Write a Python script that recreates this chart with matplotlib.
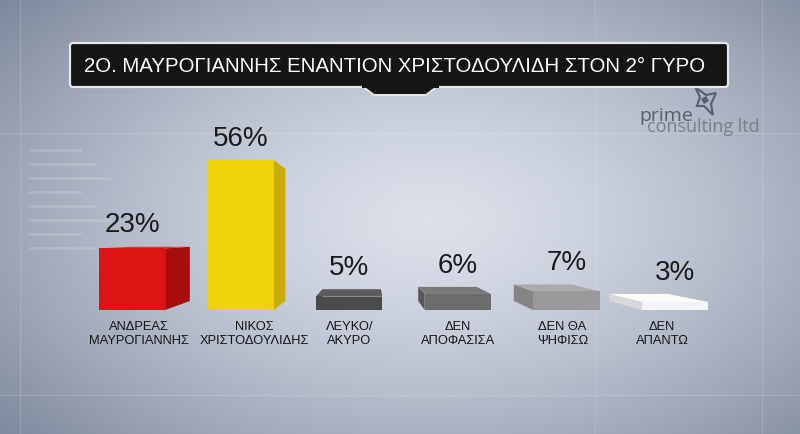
import numpy as np
import matplotlib
matplotlib.use("Agg")
import matplotlib.pyplot as plt
from matplotlib.patches import Polygon, FancyBboxPatch

# data
categories = ["ΑΝΔΡΕΑΣ\nΜΑΥΡΟΓΙΑΝΝΗΣ", "ΝΙΚΟΣ\nΧΡΙΣΤΟΔΟΥΛΙΔΗΣ", "ΛΕΥΚΟ/\nΑΚΥΡΟ",
              "ΔΕΝ\nΑΠΟΦΑΣΙΣΑ", "ΔΕΝ ΘΑ\nΨΗΦΙΣΩ", "ΔΕΝ\nΑΠΑΝΤΩ"]
values = [23, 56, 5, 6, 7, 3]
front_colors = ["#dd1414", "#f0d20a", "#4b4b4b", "#6c6c6c", "#9a9a9a", "#f4f4f4"]
side_colors = ["#a80c0c", "#c9ad06", "#383838", "#575757", "#858585", "#d8d8d8"]
top_colors = ["#e83030", "#f7df30", "#5c5c5c", "#7a7a7a", "#ababab", "#fbfbfb"]
title = "2Ο. ΜΑΥΡΟΓΙΑΝΝΗΣ ΕΝΑΝΤΙΟΝ ΧΡΙΣΤΟΔΟΥΛΙΔΗ ΣΤΟΝ 2° ΓΥΡΟ"
# horizontal nudge of each category label, in pixels
label_shift = [7, 14, 0, 0, -4, -13]

plt.rcParams["font.family"] = ["Liberation Sans", "DejaVu Sans"]

fig = plt.figure(figsize=(8, 4.34), dpi=100)

# background
bg = fig.add_axes([0, 0, 1, 1])
bg.set_xlim(0, 800)
bg.set_ylim(434, 0)
bg.axis("off")
yy, xx = np.mgrid[0:434, 0:800]
r = np.sqrt(((xx - 430) / 560.0) ** 2 + ((yy - 220) / 330.0) ** 2)
r = np.clip(r, 0, 1) ** 1.4
light = np.array([0.86, 0.88, 0.92])
dark = np.array([0.50, 0.54, 0.62])
img = light[None, None, :] * (1 - r[..., None]) + dark[None, None, :] * r[..., None]
bg.imshow(img, extent=(0, 800, 434, 0), aspect="auto", zorder=0)

# faint interface lines
for yl in [133, 395]:
    bg.plot([0, 800], [yl, yl], color="white", alpha=0.15, lw=0.8, zorder=1)
for xl in [20, 595, 762]:
    bg.plot([xl, xl], [0, 434], color="white", alpha=0.15, lw=0.8, zorder=1)
for k in range(8):
    bg.plot([30, 80 + (k % 3) * 15], [150 + k * 14, 150 + k * 14],
            color="white", alpha=0.15, lw=2, zorder=1)

# title box
bg.add_patch(FancyBboxPatch((70, 43), 658, 44, boxstyle="round,pad=0,rounding_size=3",
                            facecolor="#151515", edgecolor="#e6e6e6", lw=1.6, zorder=3))
bg.add_patch(Polygon([(362, 86), (374, 95), (426, 95), (438, 86)], closed=True,
                     facecolor="#151515", edgecolor="#e6e6e6", lw=1.4, zorder=3))
bg.plot([363, 437], [86, 86], color="#151515", lw=2.2, zorder=4)
bg.text(395, 66, title, color="white", fontsize=14.7, ha="center", va="center", zorder=5)

# logo
bg.text(639, 121, "prime", color="#56606f", fontsize=14, family="Open Sans", zorder=2)
bg.text(647, 132, "consulting ltd", color="#7a808b", fontsize=13, family="Open Sans", zorder=2)
bg.add_patch(Polygon([(695, 87), (706, 95), (716, 93), (711, 104), (713, 115), (704, 106), (697, 106), (700, 97)],
                     closed=True, facecolor="none", edgecolor="#56606f", lw=1.5, zorder=2))
bg.add_patch(Polygon([(701, 99), (706, 96), (709, 101), (704, 104)], closed=True,
                     facecolor="#56606f", lw=0, zorder=2))

# bar axes
cx0, step, base = 132, 108.6, 310
px_per_unit = 150 / 56
ymax = 60
ax = fig.add_axes([(cx0 - step / 2) / 800, (434 - base) / 434,
                   step * 6 / 800, ymax * px_per_unit / 434])
ax.set_xlim(-0.5, 5.5)
ax.set_ylim(0, ymax)
ax.patch.set_alpha(0)
for s in ax.spines.values():
    s.set_visible(False)
ax.set_xticks([])
ax.set_yticks([])

w = 0.61
vx, vy, sc = 2.2, 28, 0.88


def back(p):
    return (vx + sc * (p[0] - vx), vy + sc * (p[1] - vy))


for i, v in enumerate(values):
    x0, x1 = i - w / 2, i + w / 2
    if x1 < vx:
        side = [(x1, 0), (x1, v), back((x1, v)), back((x1, 0))]
    else:
        side = [(x0, 0), (x0, v), back((x0, v)), back((x0, 0))]
    ax.add_patch(Polygon(side, closed=True, facecolor=side_colors[i], lw=0, zorder=2))
    if v < vy:
        top = [(x0, v), (x1, v), back((x1, v)), back((x0, v))]
        ax.add_patch(Polygon(top, closed=True, facecolor=top_colors[i], lw=0, zorder=2))
    ax.bar(i, v, width=w, color=front_colors[i], zorder=3)
    label_y = max(v, back((x0, v))[1])
    ax.annotate(f"{v}%", (i, label_y), xytext=(0, 6), textcoords="offset points",
                ha="center", va="bottom", fontsize=20, color="#1a1a1a", zorder=4)
    ax.annotate(categories[i], (i, 0), xytext=(label_shift[i] * 0.72, -8),
                textcoords="offset points", ha="center", va="top",
                fontsize=9.3, color="#141414", linespacing=1.25, annotation_clip=False)

fig.savefig("out.png", dpi=100)
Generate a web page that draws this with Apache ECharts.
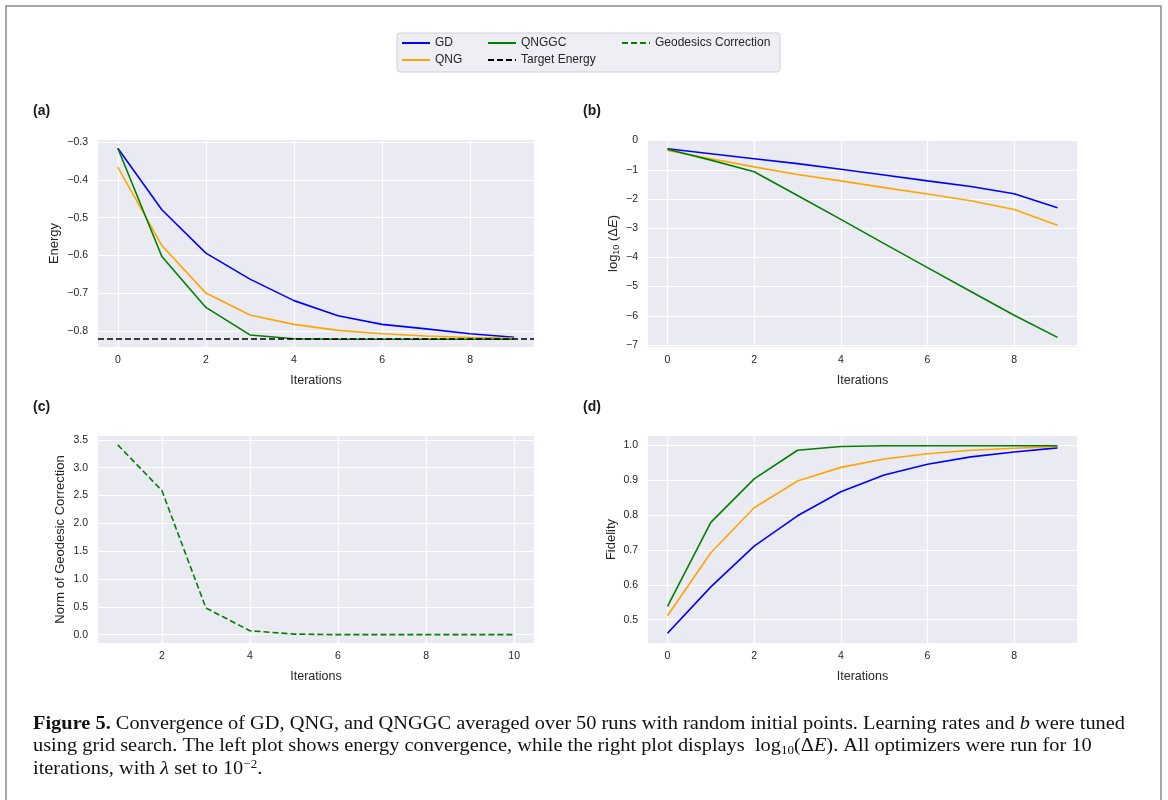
<!DOCTYPE html>
<html lang="en">
<head>
    <meta charset="UTF-8">
    <title>Figure 5 - convergence of GD, QNG and QNGGC</title>
    <script src="https://cdn.jsdelivr.net/npm/echarts@6/dist/echarts.min.js"></script>
    <style>
        html, body { margin: 0; padding: 0; background: #fff; }
        #chart { width: 1168px; height: 800px; }
    </style>
</head>
<body>
<div id="chart"></div>
<script>

  // iterations (panels a, b, d) and (panel c)
  var iters = [0, 1, 2, 3, 4, 5, 6, 7, 8, 9];
  var itersGeo = [1, 2, 3, 4, 5, 6, 7, 8, 9, 10];

  // (a) energy
  var energyGD = [-0.316, -0.479, -0.594, -0.663, -0.720, -0.760, -0.783, -0.795, -0.808, -0.817];
  var energyQNG = [-0.366, -0.574, -0.700, -0.758, -0.783, -0.799, -0.808, -0.814, -0.818, -0.820];
  var energyQNGGC = [-0.316, -0.603, -0.738, -0.811, -0.821, -0.8225, -0.8225, -0.8225, -0.8225, -0.8225];
  var targetEnergy = -0.8226;

  // (b) log10(dE)
  var logGD = [-0.28, -0.45, -0.62, -0.79, -0.98, -1.18, -1.38, -1.57, -1.82, -2.30];
  var logQNG = [-0.34, -0.62, -0.90, -1.16, -1.38, -1.61, -1.83, -2.06, -2.36, -2.90];
  var logQNGGC = [-0.30, -0.67, -1.07, -1.88, -2.70, -3.53, -4.35, -5.17, -5.98, -6.74];

  // (c) norm of geodesic correction
  var geoNorm = [3.41, 2.59, 0.48, 0.07, 0.01, 0, 0, 0, 0, 0];

  // (d) fidelity
  var fidGD = [0.461, 0.594, 0.711, 0.798, 0.867, 0.915, 0.946, 0.967, 0.981, 0.993];
  var fidQNG = [0.511, 0.692, 0.821, 0.898, 0.937, 0.961, 0.976, 0.986, 0.992, 0.997];
  var fidQNGGC = [0.538, 0.779, 0.904, 0.986, 0.997, 0.999, 0.999, 0.999, 0.999, 0.999];

  var BLUE = '#0000ff', ORANGE = '#ffa500', GREEN = '#008000';
  var TXT = '#262626';
  var SANS = '"Liberation Sans", Arial, sans-serif';
  var SERIF = '"Liberation Serif", "Times New Roman", serif';

  var myChart = echarts.init(document.getElementById('chart'));

  function pairs(xs, ys) {
    return xs.map(function (x, i) { return [x, ys[i]]; });
  }

  // label only the "nice" ticks, hide the extent ends
  function tickFormatter(step, digits) {
    return function (v) {
      var k = v / step;
      if (Math.abs(k - Math.round(k)) > 1e-6) {
        return '';
      }
      return v.toFixed(digits).replace('-', '\u2212');
    };
  }

  function xAxis(grid, min, max) {
    return {
      gridIndex: grid, type: 'value', min: min, max: max,
      splitNumber: 5, minInterval: 2, maxInterval: 2,
      axisLine: { show: false }, axisTick: { show: false },
      axisLabel: { color: TXT, fontSize: 10.5, fontFamily: SANS, margin: 8, formatter: tickFormatter(2, 0) },
      splitLine: { showMinLine: false, showMaxLine: false, lineStyle: { color: '#ffffff', width: 1.2 } },
      name: 'Iterations', nameLocation: 'middle', nameGap: 27,
      nameTextStyle: { color: TXT, fontSize: 12.5, fontFamily: SANS }
    };
  }

  function yAxis(grid, min, max, step, digits, name, gap) {
    return {
      gridIndex: grid, type: 'value', min: min, max: max,
      splitNumber: 6, minInterval: step, maxInterval: step,
      axisLine: { show: false }, axisTick: { show: false },
      axisLabel: { color: TXT, fontSize: 10.5, fontFamily: SANS, margin: 10, formatter: tickFormatter(step, digits) },
      splitLine: { showMinLine: false, showMaxLine: false, lineStyle: { color: '#ffffff', width: 1.2 } },
      name: name, nameLocation: 'middle', nameGap: gap, nameRotate: 90,
      nameTextStyle: {
        color: TXT, fontSize: 13, fontFamily: SANS,
        rich: {
          a: { fontSize: 13, fontFamily: SANS, color: TXT },
          s: { fontSize: 9, fontFamily: SANS, color: TXT, padding: [6, 0, 0, 0] },
          i: { fontSize: 13, fontFamily: SANS, color: TXT, fontStyle: 'italic' }
        }
      }
    };
  }

  function line(name, grid, xs, ys, color, dashed) {
    return {
      name: name, type: 'line', xAxisIndex: grid, yAxisIndex: grid,
      data: pairs(xs, ys), showSymbol: false, symbol: 'none', silent: true,
      color: color,
      lineStyle: { color: color, width: 1.6, type: dashed ? [6, 3] : 'solid' }
    };
  }

  function legendItem(name, left, top) {
    return {
      data: [name], left: left, top: top, padding: 0,
      itemWidth: 28, itemHeight: 12, selectedMode: false,
      itemStyle: { opacity: 0 },
      textStyle: { color: TXT, fontSize: 12, fontFamily: SANS }
    };
  }

  function panelLabel(text, x, y) {
    return {
      type: 'text', left: x, top: y,
      style: { text: text, font: 'bold 14px ' + SANS, fill: '#1a1a1a' }
    };
  }

  function captionLine(text, y) {
    return {
      type: 'text', left: 33, top: y, scaleX: 1.045,
      style: {
        text: text,
        rich: {
          b: { font: 'bold 19.5px ' + SERIF, fill: '#111', lineHeight: 22 },
          r: { font: '19.5px ' + SERIF, fill: '#111', lineHeight: 22 },
          i: { font: 'italic 19.5px ' + SERIF, fill: '#111', lineHeight: 22 },
          sub: { font: '12.5px ' + SERIF, fill: '#111', lineHeight: 22, verticalAlign: 'bottom', padding: [8, 0, 0, 0] },
          sup: { font: '12.5px ' + SERIF, fill: '#111', lineHeight: 14, verticalAlign: 'top' }
        }
      }
    };
  }

  var grids = [
    { left: 98, top: 140, width: 436, height: 207 },
    { left: 648, top: 140, width: 429, height: 207 },
    { left: 98, top: 436, width: 436, height: 207 },
    { left: 648, top: 436, width: 429, height: 207 }
  ].map(function (g) {
    g.show = true;
    g.backgroundColor = '#eaeaf2';
    g.borderWidth = 0;
    return g;
  });

  var targetSeries = {
    name: 'Target Energy', type: 'line', xAxisIndex: 0, yAxisIndex: 0,
    data: [], symbol: 'none', color: '#000000', silent: true,
    lineStyle: { color: '#000000', width: 1.6, type: [6, 3] },
    markLine: {
      symbol: 'none', silent: true, label: { show: false },
      lineStyle: { color: '#000000', width: 1.6, type: [6, 3] },
      emphasis: { disabled: true },
      data: [{ yAxis: targetEnergy }]
    }
  };

  myChart.setOption({
    animation: false,
    grid: grids,
    xAxis: [
      xAxis(0, -0.45, 9.45),
      xAxis(1, -0.45, 9.45),
      xAxis(2, 0.55, 10.45),
      xAxis(3, -0.45, 9.45)
    ],
    yAxis: [
      yAxis(0, -0.843, -0.294, 0.1, 1, 'Energy', 37),
      yAxis(1, -7.07, 0.02, 1, 0, '{a|log}{s|10}{a| (Δ}{i|E}{a|)}', 27),
      yAxis(2, -0.15, 3.57, 0.5, 1, 'Norm of Geodesic Correction', 31),
      yAxis(3, 0.433, 1.027, 0.1, 1, 'Fidelity', 30)
    ],
    legend: [
      legendItem('GD', 401, 37),
      legendItem('QNG', 401, 54),
      legendItem('QNGGC', 487, 37),
      legendItem('Target Energy', 487, 54),
      legendItem('Geodesics Correction', 621, 37)
    ],
    graphic: [
      {
        type: 'rect', z: -10, silent: true,
        shape: { x: 6, y: 6, width: 1155, height: 820 },
        style: { fill: '#ffffff', stroke: '#8c8c8c', lineWidth: 1.5 }
      },
      {
        type: 'rect', z: 0, silent: true,
        shape: { x: 397, y: 33, width: 383, height: 39, r: 3 },
        style: { fill: '#eeeef4', stroke: '#cfcfd6', lineWidth: 1 }
      },
      panelLabel('(a)', 33, 104),
      panelLabel('(b)', 583, 104),
      panelLabel('(c)', 33, 400),
      panelLabel('(d)', 583, 400),
      captionLine('{b|Figure 5.}{r| Convergence of GD, QNG, and QNGGC averaged over 50 runs with random initial points. Learning rates and }{i|b}{r| were tuned}', 714),
      captionLine('{r|using grid search. The left plot shows energy convergence, while the right plot displays  log}{sub|10}{r|(Δ}{i|E}{r|). All optimizers were run for 10}', 736),
      captionLine('{r|iterations, with }{i|λ}{r| set to 10}{sup|−2}{r|.}', 758)
    ],
    series: [
      line('GD', 0, iters, energyGD, BLUE),
      line('QNG', 0, iters, energyQNG, ORANGE),
      line('QNGGC', 0, iters, energyQNGGC, GREEN),
      targetSeries,
      line('GD', 1, iters, logGD, BLUE),
      line('QNG', 1, iters, logQNG, ORANGE),
      line('QNGGC', 1, iters, logQNGGC, GREEN),
      line('Geodesics Correction', 2, itersGeo, geoNorm, GREEN, true),
      line('GD', 3, iters, fidGD, BLUE),
      line('QNG', 3, iters, fidQNG, ORANGE),
      line('QNGGC', 3, iters, fidQNGGC, GREEN)
    ]
  });
</script>
</body>
</html>
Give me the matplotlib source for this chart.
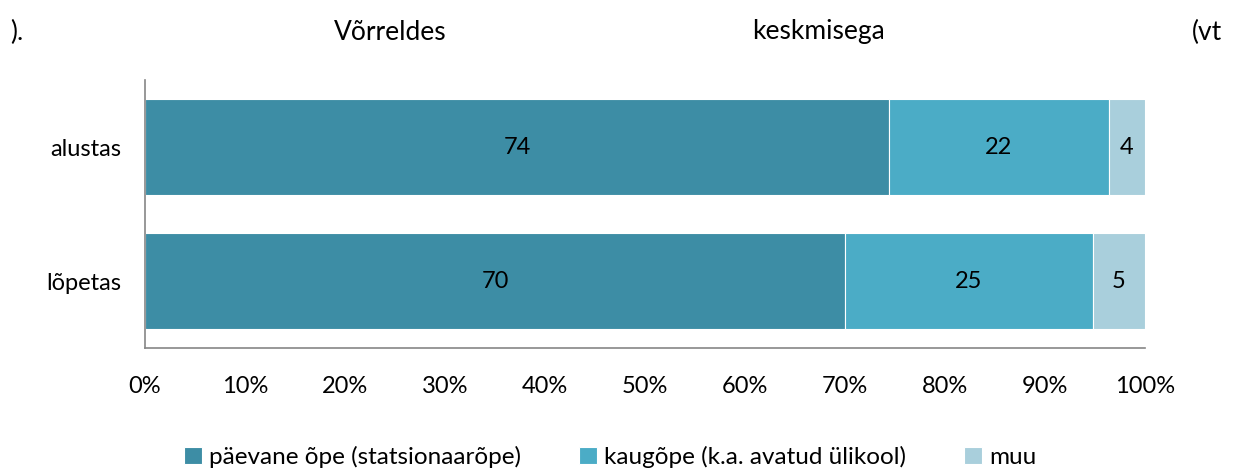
import matplotlib
matplotlib.use("Agg")
import matplotlib.pyplot as plt
import numpy as np

categories = ["alustas", "lõpetas"]
series_names = ["päevane õpe (statsionaarõpe)", "kaugõpe (k.a. avatud ülikool)", "muu"]
paevane = [74.4, 70.0]
kaugope = [22.0, 24.8]
muu = [3.6, 5.2]
xticks = [0, 10, 20, 30, 40, 50, 60, 70, 80, 90, 100]
xticklabels = [f"{v}%" for v in xticks]

colors = ["#3D8DA5", "#4BACC6", "#A9CFDC"]

plt.rcParams['font.family'] = ['Lato', 'DejaVu Sans']
FS = 17

fig = plt.figure(figsize=(12.33, 4.71), dpi=100)
ax = fig.add_axes([145/1233, 1-348/471, 1000/1233, 268/471])

ypos = [1, 0]
left = np.zeros(2)
for name, vals, c in zip(series_names, [paevane, kaugope, muu], colors):
    ax.barh(ypos, vals, left=left, height=0.71, color=c, edgecolor="white",
            linewidth=0.8, label=name)
    for y, l, v in zip(ypos, left, vals):
        ax.text(l + v/2, y, f"{v:.0f}", ha="center", va="center", fontsize=FS, color="black")
    left = left + np.array(vals)

ax.set_xlim(0, 100)
ax.set_ylim(-0.5, 1.5)
ax.set_yticks(ypos)
ax.set_yticklabels(categories, fontsize=FS)
ax.set_xticks(xticks)
ax.set_xticklabels(xticklabels, fontsize=FS)
ax.tick_params(axis="both", length=0)
ax.tick_params(axis="x", pad=20)
ax.tick_params(axis="y", pad=17)
for s in ["top", "right"]:
    ax.spines[s].set_visible(False)
for s in ["left", "bottom"]:
    ax.spines[s].set_color("#868686")
    ax.spines[s].set_linewidth(1.2)

TS = 19
fig.text(10/1233, 1-32/471, ").", fontsize=TS, va="center", ha="left")
fig.text(390/1233, 1-32/471, "Võrreldes", fontsize=TS, va="center", ha="center")
fig.text(818/1233, 1-32/471, "keskmisega", fontsize=TS, va="center", ha="center")
fig.text(1207/1233, 1-32/471, "(vt", fontsize=TS, va="center", ha="center")

fig.legend(loc="center", bbox_to_anchor=(0.495, 1-457/471), ncol=3, frameon=False,
           fontsize=17.5, handlelength=0.72, handleheight=0.72, handletextpad=0.3,
           columnspacing=2.4)

fig.savefig("out.png", dpi=100)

-------

Go from the first line of the data above to the line containing "from matplotlib.patches import" and retype exactly those lines, both included, but none of the pictures.

Task answer
Write a Python script that recreates this chart with matplotlib.
import numpy as np
import matplotlib
matplotlib.use("Agg")
import matplotlib.pyplot as plt
from matplotlib.patches import Polygon, FancyBboxPatch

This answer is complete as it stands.